■ **Work to be completed**: Print the whole listing exactly.

— START OF Given data —

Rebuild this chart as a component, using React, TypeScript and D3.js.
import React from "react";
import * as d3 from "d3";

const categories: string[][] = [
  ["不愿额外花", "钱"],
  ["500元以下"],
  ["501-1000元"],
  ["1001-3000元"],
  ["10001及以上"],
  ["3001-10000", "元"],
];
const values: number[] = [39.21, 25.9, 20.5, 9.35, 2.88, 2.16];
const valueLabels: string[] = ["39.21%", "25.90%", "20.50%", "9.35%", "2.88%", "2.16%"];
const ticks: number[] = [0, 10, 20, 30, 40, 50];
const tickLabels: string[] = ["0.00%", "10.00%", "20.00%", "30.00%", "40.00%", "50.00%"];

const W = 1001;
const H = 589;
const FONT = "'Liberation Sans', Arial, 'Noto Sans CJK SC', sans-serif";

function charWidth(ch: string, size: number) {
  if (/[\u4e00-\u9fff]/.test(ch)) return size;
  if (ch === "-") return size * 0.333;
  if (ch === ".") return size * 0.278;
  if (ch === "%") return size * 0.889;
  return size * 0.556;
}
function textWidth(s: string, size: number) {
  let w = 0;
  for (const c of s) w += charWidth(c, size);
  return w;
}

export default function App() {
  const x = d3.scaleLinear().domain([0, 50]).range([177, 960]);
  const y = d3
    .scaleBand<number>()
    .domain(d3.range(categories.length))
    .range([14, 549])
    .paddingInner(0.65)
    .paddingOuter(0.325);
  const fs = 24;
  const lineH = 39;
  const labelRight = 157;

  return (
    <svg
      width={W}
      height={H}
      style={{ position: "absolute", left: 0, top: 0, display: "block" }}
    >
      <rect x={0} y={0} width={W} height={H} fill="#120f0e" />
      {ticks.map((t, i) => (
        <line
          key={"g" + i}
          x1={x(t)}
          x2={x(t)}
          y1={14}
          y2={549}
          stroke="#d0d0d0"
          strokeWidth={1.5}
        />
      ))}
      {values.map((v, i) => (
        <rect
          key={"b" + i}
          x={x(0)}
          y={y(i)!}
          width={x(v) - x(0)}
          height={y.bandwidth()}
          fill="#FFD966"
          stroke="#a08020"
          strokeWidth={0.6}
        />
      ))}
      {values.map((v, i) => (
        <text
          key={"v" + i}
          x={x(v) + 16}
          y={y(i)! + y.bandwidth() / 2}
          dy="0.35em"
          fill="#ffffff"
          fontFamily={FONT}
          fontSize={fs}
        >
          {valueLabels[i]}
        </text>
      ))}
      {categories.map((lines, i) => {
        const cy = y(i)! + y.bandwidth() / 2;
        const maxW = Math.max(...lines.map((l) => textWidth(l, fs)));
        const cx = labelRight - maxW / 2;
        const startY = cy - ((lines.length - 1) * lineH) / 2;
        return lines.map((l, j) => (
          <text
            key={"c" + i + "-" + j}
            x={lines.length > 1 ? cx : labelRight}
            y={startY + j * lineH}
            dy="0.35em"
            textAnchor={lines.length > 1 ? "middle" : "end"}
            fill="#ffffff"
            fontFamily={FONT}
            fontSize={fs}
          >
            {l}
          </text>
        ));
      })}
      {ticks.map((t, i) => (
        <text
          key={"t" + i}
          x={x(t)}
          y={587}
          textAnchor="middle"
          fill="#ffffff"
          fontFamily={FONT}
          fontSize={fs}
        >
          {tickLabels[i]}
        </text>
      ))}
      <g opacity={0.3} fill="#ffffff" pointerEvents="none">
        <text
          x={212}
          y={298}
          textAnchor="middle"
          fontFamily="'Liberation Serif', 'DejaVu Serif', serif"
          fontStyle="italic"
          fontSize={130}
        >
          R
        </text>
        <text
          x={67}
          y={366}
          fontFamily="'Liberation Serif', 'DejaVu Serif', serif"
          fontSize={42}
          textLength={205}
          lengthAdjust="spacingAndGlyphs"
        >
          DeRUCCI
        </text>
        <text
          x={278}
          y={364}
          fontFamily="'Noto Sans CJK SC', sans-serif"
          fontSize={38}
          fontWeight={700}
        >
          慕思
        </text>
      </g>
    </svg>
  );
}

— END OF Given data —

■ **The solution**:
Rebuild this chart as a component, using React, TypeScript and D3.js.
import React from "react";
import * as d3 from "d3";

const categories: string[][] = [
  ["不愿额外花", "钱"],
  ["500元以下"],
  ["501-1000元"],
  ["1001-3000元"],
  ["10001及以上"],
  ["3001-10000", "元"],
];
const values: number[] = [39.21, 25.9, 20.5, 9.35, 2.88, 2.16];
const valueLabels: string[] = ["39.21%", "25.90%", "20.50%", "9.35%", "2.88%", "2.16%"];
const ticks: number[] = [0, 10, 20, 30, 40, 50];
const tickLabels: string[] = ["0.00%", "10.00%", "20.00%", "30.00%", "40.00%", "50.00%"];

const W = 1001;
const H = 589;
const FONT = "'Liberation Sans', Arial, 'Noto Sans CJK SC', sans-serif";

function charWidth(ch: string, size: number) {
  if (/[\u4e00-\u9fff]/.test(ch)) return size;
  if (ch === "-") return size * 0.333;
  if (ch === ".") return size * 0.278;
  if (ch === "%") return size * 0.889;
  return size * 0.556;
}
function textWidth(s: string, size: number) {
  let w = 0;
  for (const c of s) w += charWidth(c, size);
  return w;
}

export default function App() {
  const x = d3.scaleLinear().domain([0, 50]).range([177, 960]);
  const y = d3
    .scaleBand<number>()
    .domain(d3.range(categories.length))
    .range([14, 549])
    .paddingInner(0.65)
    .paddingOuter(0.325);
  const fs = 24;
  const lineH = 39;
  const labelRight = 157;

  return (
    <svg
      width={W}
      height={H}
      style={{ position: "absolute", left: 0, top: 0, display: "block" }}
    >
      <rect x={0} y={0} width={W} height={H} fill="#120f0e" />
      {ticks.map((t, i) => (
        <line
          key={"g" + i}
          x1={x(t)}
          x2={x(t)}
          y1={14}
          y2={549}
          stroke="#d0d0d0"
          strokeWidth={1.5}
        />
      ))}
      {values.map((v, i) => (
        <rect
          key={"b" + i}
          x={x(0)}
          y={y(i)!}
          width={x(v) - x(0)}
          height={y.bandwidth()}
          fill="#FFD966"
          stroke="#a08020"
          strokeWidth={0.6}
        />
      ))}
      {values.map((v, i) => (
        <text
          key={"v" + i}
          x={x(v) + 16}
          y={y(i)! + y.bandwidth() / 2}
          dy="0.35em"
          fill="#ffffff"
          fontFamily={FONT}
          fontSize={fs}
        >
          {valueLabels[i]}
        </text>
      ))}
      {categories.map((lines, i) => {
        const cy = y(i)! + y.bandwidth() / 2;
        const maxW = Math.max(...lines.map((l) => textWidth(l, fs)));
        const cx = labelRight - maxW / 2;
        const startY = cy - ((lines.length - 1) * lineH) / 2;
        return lines.map((l, j) => (
          <text
            key={"c" + i + "-" + j}
            x={lines.length > 1 ? cx : labelRight}
            y={startY + j * lineH}
            dy="0.35em"
            textAnchor={lines.length > 1 ? "middle" : "end"}
            fill="#ffffff"
            fontFamily={FONT}
            fontSize={fs}
          >
            {l}
          </text>
        ));
      })}
      {ticks.map((t, i) => (
        <text
          key={"t" + i}
          x={x(t)}
          y={587}
          textAnchor="middle"
          fill="#ffffff"
          fontFamily={FONT}
          fontSize={fs}
        >
          {tickLabels[i]}
        </text>
      ))}
      <g opacity={0.3} fill="#ffffff" pointerEvents="none">
        <text
          x={212}
          y={298}
          textAnchor="middle"
          fontFamily="'Liberation Serif', 'DejaVu Serif', serif"
          fontStyle="italic"
          fontSize={130}
        >
          R
        </text>
        <text
          x={67}
          y={366}
          fontFamily="'Liberation Serif', 'DejaVu Serif', serif"
          fontSize={42}
          textLength={205}
          lengthAdjust="spacingAndGlyphs"
        >
          DeRUCCI
        </text>
        <text
          x={278}
          y={364}
          fontFamily="'Noto Sans CJK SC', sans-serif"
          fontSize={38}
          fontWeight={700}
        >
          慕思
        </text>
      </g>
    </svg>
  );
}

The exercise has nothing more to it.